On dit qu’il y a dans l’Inde une caste toujours persécutée par les autres : c’est apparemment la caste des philosophes.

Vous avez sans doute le livre posthume d’Helvétius[1], que M. le prince Gallitzin vient de faire imprimer en Hollande. Cela ressemble un peu au Testament de Jean Meslier[2], qui débute par dire naïvement qu’il n’a voulu être brûlé qu’après sa mort. Ce livre m’a paru du fatras, et j’en suis bien fâché. Il faut faire de grands efforts pour le lire ; mais il y a de beaux éclairs. Que vous dirai-je ? cela m’a semblé audacieux, curieux en certains endroits, et en général ennuyeux. Voilà peut-être le plus grand coup porté contre la philosophie. Si les gens en place ont le temps et la patience de lire cet ouvrage, ils ne nous pardonneront jamais. Nous sommes comme les apôtres, suivis par le petit nombre, et persécutés par le grand. Vous voyez qu’on arrive au même but par des chemins contraires.

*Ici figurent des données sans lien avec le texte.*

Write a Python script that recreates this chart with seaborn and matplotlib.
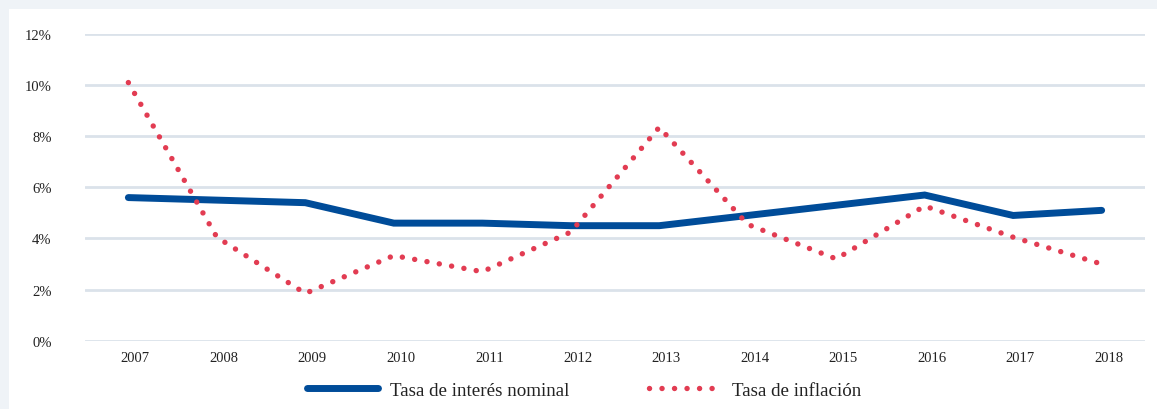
import matplotlib
matplotlib.use('Agg')
import matplotlib.pyplot as plt
import matplotlib.transforms as mtransforms
import seaborn as sns
import pandas as pd

# Data (%)
years = ['2007', '2008', '2009', '2010', '2011', '2012', '2013', '2014', '2015', '2016', '2017', '2018']
tasa_interes = [5.6, 5.5, 5.4, 4.6, 4.6, 4.5, 4.5, 4.9, 5.3, 5.7, 4.9, 5.1]
tasa_inflacion = [10.1, 4.05, 1.85, 3.33, 2.7, 4.25, 8.35, 4.55, 3.2, 5.27, 4.05, 3.0]
y_ticks = [0, 2, 4, 6, 8, 10, 12]

df = pd.DataFrame({'year': years, 'interes': tasa_interes, 'inflacion': tasa_inflacion})

sns.set_theme(style='white')
plt.rcParams['font.family'] = ['Liberation Serif', 'DejaVu Serif']

blue = '#004c99'
red = '#e23c52'
grid_color = '#dbe2ea'
text_color = '#222222'

fig = plt.figure(figsize=(11.57, 4.10), dpi=100)
fig.patch.set_facecolor('#eff3f7')
# white panel behind everything
fig.patches.append(plt.Rectangle((9 / 1157, 0), 1, 400 / 410, transform=fig.transFigure,
                                 facecolor='white', edgecolor='none', zorder=-10))

ax = fig.add_axes([85 / 1157, (410 - 341.7) / 410, (1145 - 85) / 1157, (341.7 - 35) / 410])
ax.set_facecolor('none')
ax.set_zorder(1)

sns.lineplot(data=df, x='year', y='interes', ax=ax, color=blue, linewidth=4.6,
             solid_capstyle='round', solid_joinstyle='miter', label='Tasa de interés nominal', zorder=3)
sns.lineplot(data=df, x='year', y='inflacion', ax=ax, color=red, linewidth=3.9,
             linestyle=(0, (0.01, 2.3)), dash_capstyle='round', label='Tasa de inflación', zorder=4)

ax.set_xlim(-0.49, len(years) - 0.51)
ax.set_ylim(0, 12)
ax.set_yticks(y_ticks)
ax.set_yticklabels([f'{t}%' for t in y_ticks])
for t in y_ticks:
    ax.axhline(t, color=grid_color, linewidth=2, zorder=1)

for side in ['top', 'right', 'left', 'bottom']:
    ax.spines[side].set_visible(False)
ax.tick_params(axis='both', length=0, labelsize=10.5, colors=text_color)
ax.tick_params(axis='y', pad=24)
ax.tick_params(axis='x', pad=7.5)
ax.set_xlabel('')
ax.set_ylabel('')

# x tick labels sit slightly right of the points
offset = mtransforms.ScaledTranslation(7 / 100, 0, fig.dpi_scale_trans)
for lbl in ax.get_xticklabels():
    lbl.set_transform(lbl.get_transform() + offset)

ax.get_legend().remove()
handles, labels = ax.get_legend_handles_labels()
handles[0].set_linewidth(5)
leg = fig.legend(handles, labels, loc='center', bbox_to_anchor=(0.505, 19 / 410), ncol=2,
                 frameon=False, fontsize=13.7, handlelength=3.7, handletextpad=0.65,
                 columnspacing=4.2, labelcolor=text_color)

plt.savefig('out.png', dpi=100, facecolor=fig.get_facecolor())
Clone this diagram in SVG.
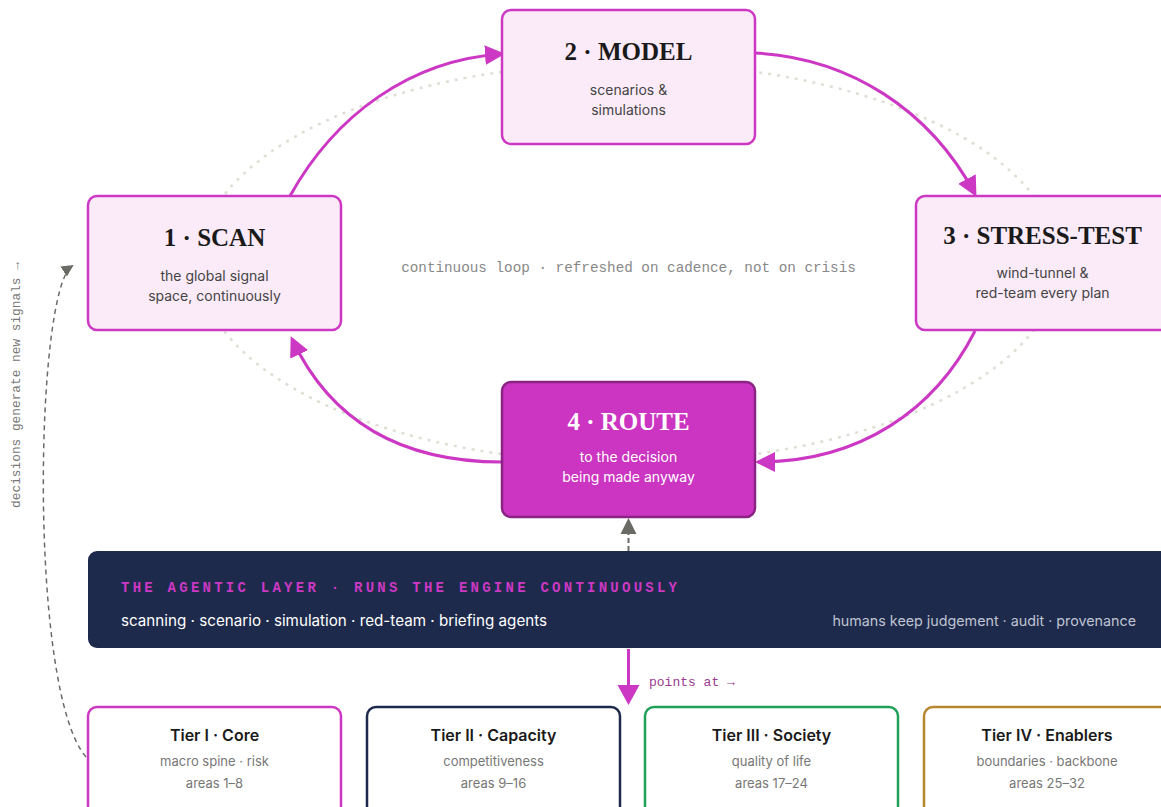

Bonsoir, mon cher ami ; soutenez pusillum gregem[3]. Je ne suis plus de ce monde ; je m’en vas ou je m’en vais. Restez longtemps pour instruire ceux qui en sont dignes, et pour faire rougir tant de fripons persécuteurs de la vérité, à laquelle ils rendent hommage au fond de leur cœur.

À propos, Helvétius cite un nommé Robinet comme auteur du Système de la Nature[4], page 161 ; du moins il attribue à Robinet des paroles qui ne se trouvent que dans ce Système, à l’article Déiste. Ce Robinet est encore du fatras. Je ne connais que Spinosa qui ait bien raisonné ; mais personne ne le peut lire. Ce n’est point par de la métaphysique qu’on détrompera les hommes ; il faut prouver la vérité par les faits. Nous avons quantité de bons livres en ce genre depuis environ trente ans : ils font nécessairement beaucoup de bien. Le progrès de la raison est ra-

  1. De l’Homme et de ses facultés, deux volumes in-8o. Il s’agit de la seconde édition, que le prince Gallitzin avait dédiée à Catherine II.
  2. Voyez tome XXIV, page 293.
  3. Luc, xii, 32.
  4. Le Système de la Nature est différent du livre intitulé De la Nature ; voyez tome XVIII, page 369 ; et XLI, 547.